* _GIVEN PROBLEM_: Return the listing below exactly, with the pictures dropped.

* _DATA SHOWN_:
• • • • •
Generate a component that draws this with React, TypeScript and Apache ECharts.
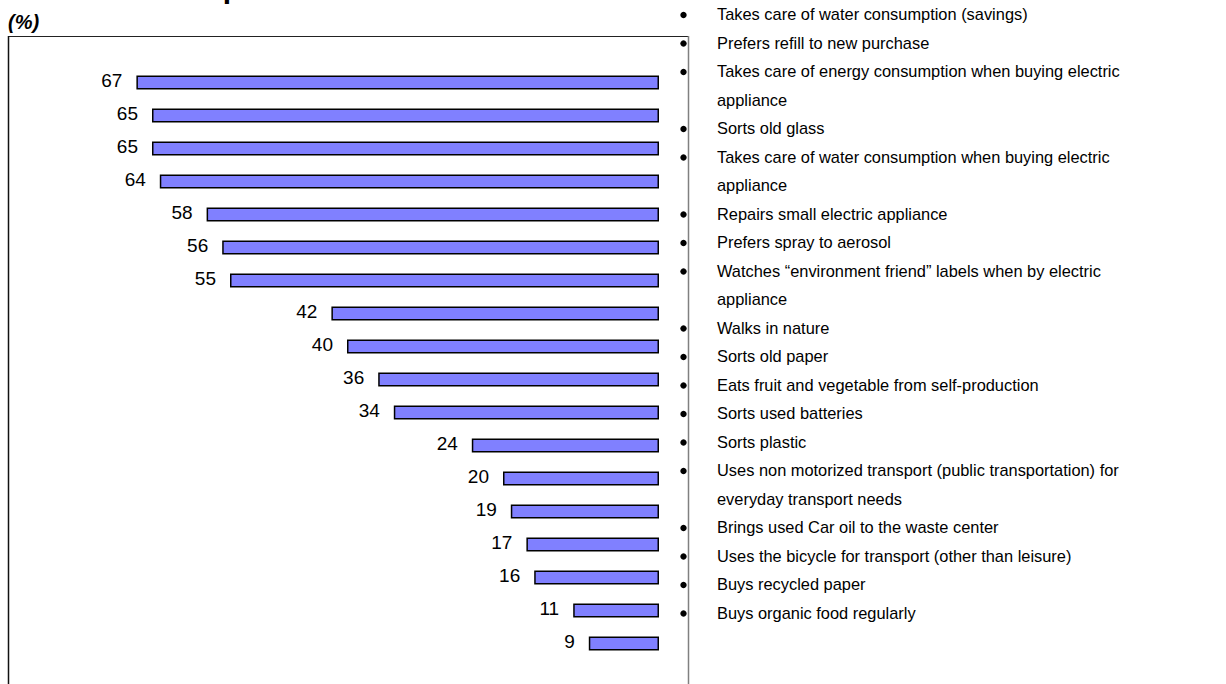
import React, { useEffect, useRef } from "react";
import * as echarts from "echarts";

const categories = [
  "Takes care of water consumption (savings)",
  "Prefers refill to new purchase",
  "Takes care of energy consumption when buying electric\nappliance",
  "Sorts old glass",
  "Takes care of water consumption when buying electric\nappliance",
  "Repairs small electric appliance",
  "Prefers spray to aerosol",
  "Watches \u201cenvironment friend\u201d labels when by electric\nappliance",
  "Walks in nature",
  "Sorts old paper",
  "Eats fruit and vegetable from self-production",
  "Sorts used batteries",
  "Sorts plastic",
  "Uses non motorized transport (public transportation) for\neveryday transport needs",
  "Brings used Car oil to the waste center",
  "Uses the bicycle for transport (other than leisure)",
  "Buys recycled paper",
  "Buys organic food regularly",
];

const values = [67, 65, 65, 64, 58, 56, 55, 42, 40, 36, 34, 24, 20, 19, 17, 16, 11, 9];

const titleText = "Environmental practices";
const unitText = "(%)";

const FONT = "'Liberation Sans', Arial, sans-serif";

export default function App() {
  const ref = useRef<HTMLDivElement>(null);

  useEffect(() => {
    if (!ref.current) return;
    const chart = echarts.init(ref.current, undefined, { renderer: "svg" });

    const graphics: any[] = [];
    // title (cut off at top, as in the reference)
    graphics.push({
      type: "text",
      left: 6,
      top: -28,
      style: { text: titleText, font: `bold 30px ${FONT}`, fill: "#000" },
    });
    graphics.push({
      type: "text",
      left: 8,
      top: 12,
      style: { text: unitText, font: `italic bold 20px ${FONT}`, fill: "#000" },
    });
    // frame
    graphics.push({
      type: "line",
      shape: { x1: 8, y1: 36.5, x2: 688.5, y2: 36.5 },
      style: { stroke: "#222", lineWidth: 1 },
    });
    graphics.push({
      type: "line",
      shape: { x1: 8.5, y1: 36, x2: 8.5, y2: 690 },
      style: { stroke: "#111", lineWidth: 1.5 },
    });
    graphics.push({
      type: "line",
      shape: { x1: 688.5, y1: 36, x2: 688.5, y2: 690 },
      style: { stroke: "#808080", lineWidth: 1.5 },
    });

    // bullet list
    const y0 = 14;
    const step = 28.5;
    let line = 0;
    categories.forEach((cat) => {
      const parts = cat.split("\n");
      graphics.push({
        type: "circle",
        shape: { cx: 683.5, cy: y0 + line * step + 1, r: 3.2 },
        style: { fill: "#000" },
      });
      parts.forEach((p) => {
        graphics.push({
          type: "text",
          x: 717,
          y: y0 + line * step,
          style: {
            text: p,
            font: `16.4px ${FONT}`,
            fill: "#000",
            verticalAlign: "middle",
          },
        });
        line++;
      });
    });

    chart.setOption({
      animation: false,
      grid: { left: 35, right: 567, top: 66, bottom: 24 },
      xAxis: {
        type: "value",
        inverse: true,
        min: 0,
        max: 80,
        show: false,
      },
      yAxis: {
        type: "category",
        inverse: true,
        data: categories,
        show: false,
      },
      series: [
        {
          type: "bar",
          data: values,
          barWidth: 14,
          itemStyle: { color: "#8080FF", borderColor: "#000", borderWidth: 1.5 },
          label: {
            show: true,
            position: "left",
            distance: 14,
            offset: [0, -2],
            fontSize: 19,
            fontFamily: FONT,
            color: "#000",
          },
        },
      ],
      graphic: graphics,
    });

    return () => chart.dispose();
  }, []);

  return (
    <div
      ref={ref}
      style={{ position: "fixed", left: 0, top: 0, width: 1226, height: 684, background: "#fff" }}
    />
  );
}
• • • • •
* _EXERCISE RESPONSE_:
Generate a component that draws this with React, TypeScript and Apache ECharts.
import React, { useEffect, useRef } from "react";
import * as echarts from "echarts";

const categories = [
  "Takes care of water consumption (savings)",
  "Prefers refill to new purchase",
  "Takes care of energy consumption when buying electric\nappliance",
  "Sorts old glass",
  "Takes care of water consumption when buying electric\nappliance",
  "Repairs small electric appliance",
  "Prefers spray to aerosol",
  "Watches \u201cenvironment friend\u201d labels when by electric\nappliance",
  "Walks in nature",
  "Sorts old paper",
  "Eats fruit and vegetable from self-production",
  "Sorts used batteries",
  "Sorts plastic",
  "Uses non motorized transport (public transportation) for\neveryday transport needs",
  "Brings used Car oil to the waste center",
  "Uses the bicycle for transport (other than leisure)",
  "Buys recycled paper",
  "Buys organic food regularly",
];

const values = [67, 65, 65, 64, 58, 56, 55, 42, 40, 36, 34, 24, 20, 19, 17, 16, 11, 9];

const titleText = "Environmental practices";
const unitText = "(%)";

const FONT = "'Liberation Sans', Arial, sans-serif";

export default function App() {
  const ref = useRef<HTMLDivElement>(null);

  useEffect(() => {
    if (!ref.current) return;
    const chart = echarts.init(ref.current, undefined, { renderer: "svg" });

    const graphics: any[] = [];
    // title (cut off at top, as in the reference)
    graphics.push({
      type: "text",
      left: 6,
      top: -28,
      style: { text: titleText, font: `bold 30px ${FONT}`, fill: "#000" },
    });
    graphics.push({
      type: "text",
      left: 8,
      top: 12,
      style: { text: unitText, font: `italic bold 20px ${FONT}`, fill: "#000" },
    });
    // frame
    graphics.push({
      type: "line",
      shape: { x1: 8, y1: 36.5, x2: 688.5, y2: 36.5 },
      style: { stroke: "#222", lineWidth: 1 },
    });
    graphics.push({
      type: "line",
      shape: { x1: 8.5, y1: 36, x2: 8.5, y2: 690 },
      style: { stroke: "#111", lineWidth: 1.5 },
    });
    graphics.push({
      type: "line",
      shape: { x1: 688.5, y1: 36, x2: 688.5, y2: 690 },
      style: { stroke: "#808080", lineWidth: 1.5 },
    });

    // bullet list
    const y0 = 14;
    const step = 28.5;
    let line = 0;
    categories.forEach((cat) => {
      const parts = cat.split("\n");
      graphics.push({
        type: "circle",
        shape: { cx: 683.5, cy: y0 + line * step + 1, r: 3.2 },
        style: { fill: "#000" },
      });
      parts.forEach((p) => {
        graphics.push({
          type: "text",
          x: 717,
          y: y0 + line * step,
          style: {
            text: p,
            font: `16.4px ${FONT}`,
            fill: "#000",
            verticalAlign: "middle",
          },
        });
        line++;
      });
    });

    chart.setOption({
      animation: false,
      grid: { left: 35, right: 567, top: 66, bottom: 24 },
      xAxis: {
        type: "value",
        inverse: true,
        min: 0,
        max: 80,
        show: false,
      },
      yAxis: {
        type: "category",
        inverse: true,
        data: categories,
        show: false,
      },
      series: [
        {
          type: "bar",
          data: values,
          barWidth: 14,
          itemStyle: { color: "#8080FF", borderColor: "#000", borderWidth: 1.5 },
          label: {
            show: true,
            position: "left",
            distance: 14,
            offset: [0, -2],
            fontSize: 19,
            fontFamily: FONT,
            color: "#000",
          },
        },
      ],
      graphic: graphics,
    });

    return () => chart.dispose();
  }, []);

  return (
    <div
      ref={ref}
      style={{ position: "fixed", left: 0, top: 0, width: 1226, height: 684, background: "#fff" }}
    />
  );
}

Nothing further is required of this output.